- _The exercise_
Only the lines from the start of the data to the line containing "at (656, 156.5);", both included, should be output, exactly and without pictures.

- _Data extract_
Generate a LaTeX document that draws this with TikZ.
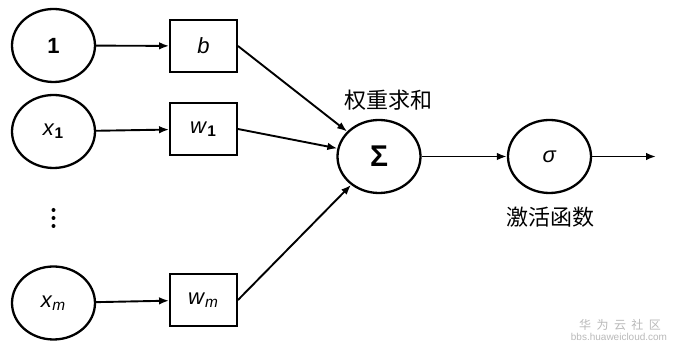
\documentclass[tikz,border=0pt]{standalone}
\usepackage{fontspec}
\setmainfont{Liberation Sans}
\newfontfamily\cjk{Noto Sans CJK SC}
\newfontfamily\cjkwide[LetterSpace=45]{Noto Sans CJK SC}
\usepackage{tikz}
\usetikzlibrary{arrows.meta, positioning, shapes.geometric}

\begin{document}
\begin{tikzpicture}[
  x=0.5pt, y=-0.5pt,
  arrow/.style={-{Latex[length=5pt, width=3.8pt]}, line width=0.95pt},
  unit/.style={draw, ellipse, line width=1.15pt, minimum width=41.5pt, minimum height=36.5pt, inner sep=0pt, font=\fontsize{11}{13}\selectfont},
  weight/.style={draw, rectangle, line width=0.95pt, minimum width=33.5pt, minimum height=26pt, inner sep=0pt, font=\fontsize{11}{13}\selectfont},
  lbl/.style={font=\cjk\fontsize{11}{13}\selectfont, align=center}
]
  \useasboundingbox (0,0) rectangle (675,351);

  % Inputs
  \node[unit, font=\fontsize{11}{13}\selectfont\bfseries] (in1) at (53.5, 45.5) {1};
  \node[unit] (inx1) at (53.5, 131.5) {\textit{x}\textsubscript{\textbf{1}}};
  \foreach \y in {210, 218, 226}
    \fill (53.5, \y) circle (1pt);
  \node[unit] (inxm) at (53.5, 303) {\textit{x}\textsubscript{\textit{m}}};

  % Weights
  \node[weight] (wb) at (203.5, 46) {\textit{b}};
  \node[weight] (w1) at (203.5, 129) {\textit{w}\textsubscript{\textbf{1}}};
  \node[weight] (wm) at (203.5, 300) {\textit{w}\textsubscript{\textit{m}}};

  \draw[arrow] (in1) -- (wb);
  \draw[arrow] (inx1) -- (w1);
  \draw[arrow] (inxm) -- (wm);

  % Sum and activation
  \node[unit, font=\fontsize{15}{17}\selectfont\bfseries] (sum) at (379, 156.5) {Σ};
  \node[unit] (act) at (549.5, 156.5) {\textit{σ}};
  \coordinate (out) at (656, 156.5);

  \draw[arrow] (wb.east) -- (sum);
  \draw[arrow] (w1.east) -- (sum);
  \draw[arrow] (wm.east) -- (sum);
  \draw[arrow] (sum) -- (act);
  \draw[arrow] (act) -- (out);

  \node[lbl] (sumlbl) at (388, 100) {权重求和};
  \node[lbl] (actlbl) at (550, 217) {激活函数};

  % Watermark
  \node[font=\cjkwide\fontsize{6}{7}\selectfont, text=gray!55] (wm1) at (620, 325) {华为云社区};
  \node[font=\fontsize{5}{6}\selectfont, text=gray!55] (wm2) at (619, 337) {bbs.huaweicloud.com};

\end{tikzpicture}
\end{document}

- _Right answer_
Generate a LaTeX document that draws this with TikZ.
\documentclass[tikz,border=0pt]{standalone}
\usepackage{fontspec}
\setmainfont{Liberation Sans}
\newfontfamily\cjk{Noto Sans CJK SC}
\newfontfamily\cjkwide[LetterSpace=45]{Noto Sans CJK SC}
\usepackage{tikz}
\usetikzlibrary{arrows.meta, positioning, shapes.geometric}

\begin{document}
\begin{tikzpicture}[
  x=0.5pt, y=-0.5pt,
  arrow/.style={-{Latex[length=5pt, width=3.8pt]}, line width=0.95pt},
  unit/.style={draw, ellipse, line width=1.15pt, minimum width=41.5pt, minimum height=36.5pt, inner sep=0pt, font=\fontsize{11}{13}\selectfont},
  weight/.style={draw, rectangle, line width=0.95pt, minimum width=33.5pt, minimum height=26pt, inner sep=0pt, font=\fontsize{11}{13}\selectfont},
  lbl/.style={font=\cjk\fontsize{11}{13}\selectfont, align=center}
]
  \useasboundingbox (0,0) rectangle (675,351);

  % Inputs
  \node[unit, font=\fontsize{11}{13}\selectfont\bfseries] (in1) at (53.5, 45.5) {1};
  \node[unit] (inx1) at (53.5, 131.5) {\textit{x}\textsubscript{\textbf{1}}};
  \foreach \y in {210, 218, 226}
    \fill (53.5, \y) circle (1pt);
  \node[unit] (inxm) at (53.5, 303) {\textit{x}\textsubscript{\textit{m}}};

  % Weights
  \node[weight] (wb) at (203.5, 46) {\textit{b}};
  \node[weight] (w1) at (203.5, 129) {\textit{w}\textsubscript{\textbf{1}}};
  \node[weight] (wm) at (203.5, 300) {\textit{w}\textsubscript{\textit{m}}};

  \draw[arrow] (in1) -- (wb);
  \draw[arrow] (inx1) -- (w1);
  \draw[arrow] (inxm) -- (wm);

  % Sum and activation
  \node[unit, font=\fontsize{15}{17}\selectfont\bfseries] (sum) at (379, 156.5) {Σ};
  \node[unit] (act) at (549.5, 156.5) {\textit{σ}};
  \coordinate (out) at (656, 156.5);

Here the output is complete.